Given problem:
Write out again exactly the lines from the one containing "Convert this chart to Chart.js code." through the one containing "const legendA = ['Data", both included, and omit the pictures.
━━ Given data
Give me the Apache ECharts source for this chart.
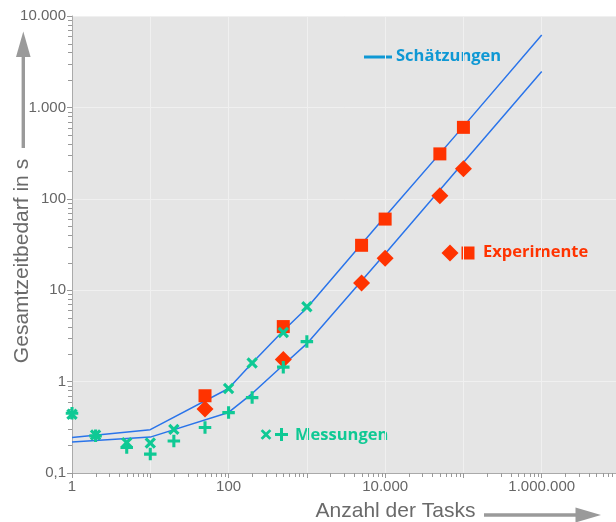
━━━━
━━ Given data
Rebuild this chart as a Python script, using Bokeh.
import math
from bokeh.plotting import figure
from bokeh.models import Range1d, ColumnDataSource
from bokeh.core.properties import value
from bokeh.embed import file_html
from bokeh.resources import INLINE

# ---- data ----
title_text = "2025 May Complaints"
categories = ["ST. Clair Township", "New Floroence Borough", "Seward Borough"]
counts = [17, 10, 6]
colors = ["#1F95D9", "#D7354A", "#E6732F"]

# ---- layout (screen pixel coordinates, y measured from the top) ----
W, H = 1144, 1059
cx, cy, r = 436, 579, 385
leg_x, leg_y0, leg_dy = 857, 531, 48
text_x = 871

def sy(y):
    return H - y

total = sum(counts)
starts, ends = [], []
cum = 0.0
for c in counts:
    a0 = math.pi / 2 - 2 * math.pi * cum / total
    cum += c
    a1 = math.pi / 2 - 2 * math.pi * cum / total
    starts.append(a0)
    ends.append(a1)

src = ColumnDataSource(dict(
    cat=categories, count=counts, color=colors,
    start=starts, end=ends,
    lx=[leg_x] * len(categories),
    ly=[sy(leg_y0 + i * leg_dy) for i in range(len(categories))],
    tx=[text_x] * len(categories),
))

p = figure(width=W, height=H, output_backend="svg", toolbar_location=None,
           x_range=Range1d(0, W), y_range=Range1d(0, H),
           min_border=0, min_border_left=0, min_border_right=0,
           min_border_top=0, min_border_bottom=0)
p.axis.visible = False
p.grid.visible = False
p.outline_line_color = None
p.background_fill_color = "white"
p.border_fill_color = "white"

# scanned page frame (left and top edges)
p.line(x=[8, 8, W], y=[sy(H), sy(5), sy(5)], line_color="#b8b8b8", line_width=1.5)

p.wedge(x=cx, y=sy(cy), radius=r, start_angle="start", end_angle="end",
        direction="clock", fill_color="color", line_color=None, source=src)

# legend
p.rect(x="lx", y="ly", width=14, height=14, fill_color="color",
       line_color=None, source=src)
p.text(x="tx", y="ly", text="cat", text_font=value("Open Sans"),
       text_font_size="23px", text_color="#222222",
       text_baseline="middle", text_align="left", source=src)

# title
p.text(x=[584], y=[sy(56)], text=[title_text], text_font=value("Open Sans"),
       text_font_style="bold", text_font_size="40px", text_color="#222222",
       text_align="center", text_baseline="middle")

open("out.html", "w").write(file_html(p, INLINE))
━━━━
━━ Given data
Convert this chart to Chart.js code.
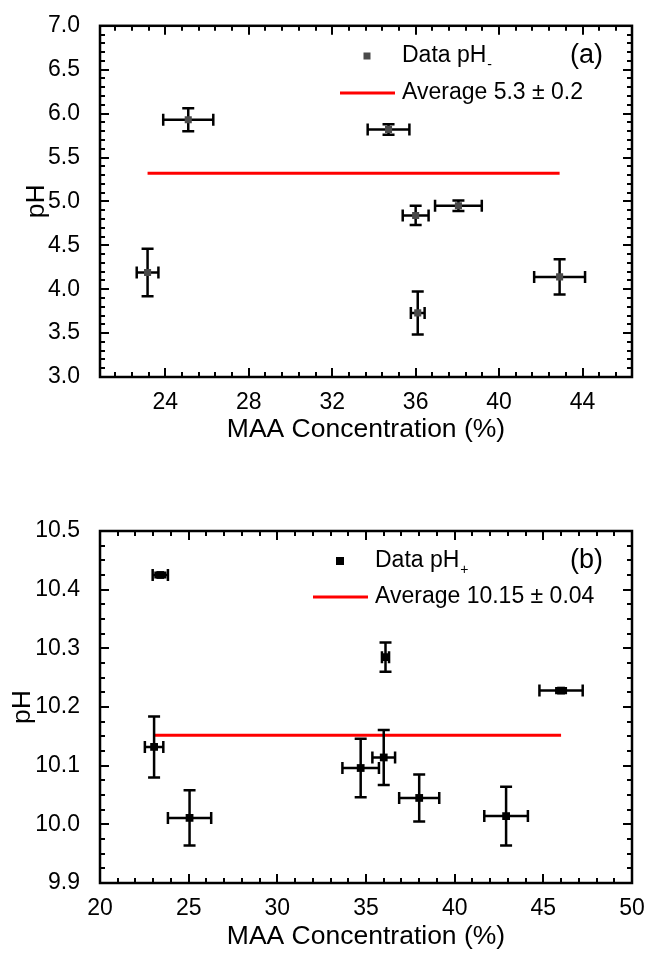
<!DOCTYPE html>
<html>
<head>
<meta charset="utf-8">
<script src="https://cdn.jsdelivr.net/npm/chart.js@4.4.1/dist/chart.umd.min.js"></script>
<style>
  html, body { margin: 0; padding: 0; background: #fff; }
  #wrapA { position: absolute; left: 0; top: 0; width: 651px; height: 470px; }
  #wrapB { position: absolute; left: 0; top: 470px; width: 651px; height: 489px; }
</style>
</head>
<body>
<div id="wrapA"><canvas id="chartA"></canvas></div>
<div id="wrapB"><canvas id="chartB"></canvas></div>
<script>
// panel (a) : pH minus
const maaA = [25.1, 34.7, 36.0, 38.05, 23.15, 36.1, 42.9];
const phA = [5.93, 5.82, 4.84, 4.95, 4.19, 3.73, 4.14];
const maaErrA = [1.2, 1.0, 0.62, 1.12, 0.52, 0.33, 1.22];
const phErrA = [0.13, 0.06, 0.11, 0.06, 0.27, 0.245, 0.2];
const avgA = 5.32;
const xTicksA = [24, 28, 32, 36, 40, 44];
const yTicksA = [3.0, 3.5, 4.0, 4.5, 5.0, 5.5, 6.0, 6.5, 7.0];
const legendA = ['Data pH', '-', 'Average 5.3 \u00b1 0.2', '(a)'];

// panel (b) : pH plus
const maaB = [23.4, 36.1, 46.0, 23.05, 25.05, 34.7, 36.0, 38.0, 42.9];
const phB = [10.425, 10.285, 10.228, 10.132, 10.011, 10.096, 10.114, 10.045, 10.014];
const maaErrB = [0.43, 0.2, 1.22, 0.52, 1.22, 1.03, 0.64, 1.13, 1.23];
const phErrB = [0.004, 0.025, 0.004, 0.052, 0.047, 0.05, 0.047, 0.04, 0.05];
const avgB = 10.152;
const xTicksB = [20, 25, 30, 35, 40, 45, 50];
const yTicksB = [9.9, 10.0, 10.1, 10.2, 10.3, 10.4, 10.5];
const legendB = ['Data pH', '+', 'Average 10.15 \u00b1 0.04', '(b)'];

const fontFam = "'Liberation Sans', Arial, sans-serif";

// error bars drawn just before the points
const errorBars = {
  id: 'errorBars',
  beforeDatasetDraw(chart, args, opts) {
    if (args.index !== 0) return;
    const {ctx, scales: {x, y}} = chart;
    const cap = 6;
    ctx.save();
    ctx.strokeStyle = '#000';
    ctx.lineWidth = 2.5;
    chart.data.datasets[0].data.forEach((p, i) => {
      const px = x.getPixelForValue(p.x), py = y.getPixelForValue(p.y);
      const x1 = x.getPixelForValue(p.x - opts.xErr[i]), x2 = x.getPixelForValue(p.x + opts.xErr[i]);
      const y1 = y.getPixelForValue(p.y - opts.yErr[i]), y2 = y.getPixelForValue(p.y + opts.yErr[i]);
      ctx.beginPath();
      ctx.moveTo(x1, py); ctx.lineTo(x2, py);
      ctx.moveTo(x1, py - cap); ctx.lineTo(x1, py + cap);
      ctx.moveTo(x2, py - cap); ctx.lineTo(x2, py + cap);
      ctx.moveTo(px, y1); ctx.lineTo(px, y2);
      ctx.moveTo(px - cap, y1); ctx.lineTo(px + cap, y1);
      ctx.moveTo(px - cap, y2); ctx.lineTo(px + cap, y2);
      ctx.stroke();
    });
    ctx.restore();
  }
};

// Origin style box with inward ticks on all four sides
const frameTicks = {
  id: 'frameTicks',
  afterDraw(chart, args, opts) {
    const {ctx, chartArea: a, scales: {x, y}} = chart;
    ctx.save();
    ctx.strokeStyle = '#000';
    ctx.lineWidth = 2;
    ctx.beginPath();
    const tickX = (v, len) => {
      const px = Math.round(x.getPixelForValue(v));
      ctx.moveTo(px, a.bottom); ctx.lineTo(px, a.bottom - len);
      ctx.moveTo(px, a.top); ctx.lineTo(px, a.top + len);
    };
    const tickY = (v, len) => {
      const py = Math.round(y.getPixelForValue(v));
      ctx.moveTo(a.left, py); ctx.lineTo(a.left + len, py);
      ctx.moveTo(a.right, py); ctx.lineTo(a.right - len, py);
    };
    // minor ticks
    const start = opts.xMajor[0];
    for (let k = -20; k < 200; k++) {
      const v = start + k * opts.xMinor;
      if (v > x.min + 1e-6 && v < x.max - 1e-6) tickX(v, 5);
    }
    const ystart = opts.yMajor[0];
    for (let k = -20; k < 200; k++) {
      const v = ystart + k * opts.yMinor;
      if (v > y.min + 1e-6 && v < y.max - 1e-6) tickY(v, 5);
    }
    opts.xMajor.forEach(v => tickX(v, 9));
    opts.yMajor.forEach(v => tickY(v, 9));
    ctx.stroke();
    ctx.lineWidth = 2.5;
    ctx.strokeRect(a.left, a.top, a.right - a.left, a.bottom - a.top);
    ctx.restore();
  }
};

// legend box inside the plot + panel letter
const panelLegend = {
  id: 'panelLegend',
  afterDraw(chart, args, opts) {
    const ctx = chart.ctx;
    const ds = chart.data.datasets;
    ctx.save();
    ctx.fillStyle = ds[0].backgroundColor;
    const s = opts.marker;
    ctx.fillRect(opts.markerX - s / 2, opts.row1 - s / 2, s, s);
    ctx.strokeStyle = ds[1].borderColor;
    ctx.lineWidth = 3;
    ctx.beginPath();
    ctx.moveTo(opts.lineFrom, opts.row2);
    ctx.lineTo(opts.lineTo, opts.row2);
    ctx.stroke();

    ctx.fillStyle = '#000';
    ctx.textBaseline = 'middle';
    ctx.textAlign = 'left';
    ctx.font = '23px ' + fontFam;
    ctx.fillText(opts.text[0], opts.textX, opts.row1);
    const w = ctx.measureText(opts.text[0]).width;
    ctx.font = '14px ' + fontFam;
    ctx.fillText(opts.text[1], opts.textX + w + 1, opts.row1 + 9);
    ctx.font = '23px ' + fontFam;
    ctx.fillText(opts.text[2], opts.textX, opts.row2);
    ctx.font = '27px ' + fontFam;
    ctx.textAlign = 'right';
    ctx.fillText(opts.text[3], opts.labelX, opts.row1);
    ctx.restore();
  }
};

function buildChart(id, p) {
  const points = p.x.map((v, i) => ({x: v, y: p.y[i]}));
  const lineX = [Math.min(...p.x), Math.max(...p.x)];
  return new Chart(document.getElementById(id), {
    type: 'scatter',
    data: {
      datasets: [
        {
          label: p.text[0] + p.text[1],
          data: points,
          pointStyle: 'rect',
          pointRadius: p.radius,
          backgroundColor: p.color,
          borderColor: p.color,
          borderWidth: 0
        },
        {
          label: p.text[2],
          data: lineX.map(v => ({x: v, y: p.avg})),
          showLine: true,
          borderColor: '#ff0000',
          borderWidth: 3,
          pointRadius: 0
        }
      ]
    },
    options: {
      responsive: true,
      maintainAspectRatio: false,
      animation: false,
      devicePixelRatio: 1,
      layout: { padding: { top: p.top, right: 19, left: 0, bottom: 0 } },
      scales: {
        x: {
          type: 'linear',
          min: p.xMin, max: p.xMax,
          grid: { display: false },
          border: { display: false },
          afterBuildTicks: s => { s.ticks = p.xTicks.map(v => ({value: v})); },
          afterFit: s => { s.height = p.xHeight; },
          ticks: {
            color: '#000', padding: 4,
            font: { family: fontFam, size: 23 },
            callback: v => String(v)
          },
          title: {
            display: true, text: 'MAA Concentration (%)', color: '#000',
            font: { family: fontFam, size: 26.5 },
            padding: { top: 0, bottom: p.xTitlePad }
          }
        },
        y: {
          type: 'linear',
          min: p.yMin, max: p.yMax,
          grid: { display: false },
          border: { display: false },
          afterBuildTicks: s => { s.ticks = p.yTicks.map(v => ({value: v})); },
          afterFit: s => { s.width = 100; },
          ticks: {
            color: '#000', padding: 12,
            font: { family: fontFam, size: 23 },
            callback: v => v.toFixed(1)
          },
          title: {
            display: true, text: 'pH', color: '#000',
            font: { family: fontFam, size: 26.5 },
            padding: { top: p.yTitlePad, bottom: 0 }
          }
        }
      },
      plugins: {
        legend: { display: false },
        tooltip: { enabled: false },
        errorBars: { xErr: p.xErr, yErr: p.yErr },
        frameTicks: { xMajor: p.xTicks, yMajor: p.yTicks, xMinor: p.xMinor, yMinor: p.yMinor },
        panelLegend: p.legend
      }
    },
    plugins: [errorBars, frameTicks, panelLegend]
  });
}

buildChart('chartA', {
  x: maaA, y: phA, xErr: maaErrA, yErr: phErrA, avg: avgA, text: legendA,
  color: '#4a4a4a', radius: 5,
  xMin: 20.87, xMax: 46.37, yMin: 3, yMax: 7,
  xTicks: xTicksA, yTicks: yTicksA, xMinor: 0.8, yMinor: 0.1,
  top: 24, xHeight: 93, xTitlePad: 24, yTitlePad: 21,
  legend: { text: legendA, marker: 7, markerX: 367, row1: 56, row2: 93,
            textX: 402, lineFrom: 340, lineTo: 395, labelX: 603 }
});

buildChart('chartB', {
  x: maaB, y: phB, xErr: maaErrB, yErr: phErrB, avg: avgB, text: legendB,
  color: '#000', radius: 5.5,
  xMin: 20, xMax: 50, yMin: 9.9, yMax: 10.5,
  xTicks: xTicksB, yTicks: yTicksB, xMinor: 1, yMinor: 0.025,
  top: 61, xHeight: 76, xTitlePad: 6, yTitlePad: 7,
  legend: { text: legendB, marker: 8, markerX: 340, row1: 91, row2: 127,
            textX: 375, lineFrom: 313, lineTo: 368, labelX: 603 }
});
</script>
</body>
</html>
━━━━
Output of the exercise:
Convert this chart to Chart.js code.
<!DOCTYPE html>
<html>
<head>
<meta charset="utf-8">
<script src="https://cdn.jsdelivr.net/npm/chart.js@4.4.1/dist/chart.umd.min.js"></script>
<style>
  html, body { margin: 0; padding: 0; background: #fff; }
  #wrapA { position: absolute; left: 0; top: 0; width: 651px; height: 470px; }
  #wrapB { position: absolute; left: 0; top: 470px; width: 651px; height: 489px; }
</style>
</head>
<body>
<div id="wrapA"><canvas id="chartA"></canvas></div>
<div id="wrapB"><canvas id="chartB"></canvas></div>
<script>
// panel (a) : pH minus
const maaA = [25.1, 34.7, 36.0, 38.05, 23.15, 36.1, 42.9];
const phA = [5.93, 5.82, 4.84, 4.95, 4.19, 3.73, 4.14];
const maaErrA = [1.2, 1.0, 0.62, 1.12, 0.52, 0.33, 1.22];
const phErrA = [0.13, 0.06, 0.11, 0.06, 0.27, 0.245, 0.2];
const avgA = 5.32;
const xTicksA = [24, 28, 32, 36, 40, 44];
const yTicksA = [3.0, 3.5, 4.0, 4.5, 5.0, 5.5, 6.0, 6.5, 7.0];
const legendA = ['Data pH', '-', 'Average 5.3 \u00b1 0.2', '(a)'];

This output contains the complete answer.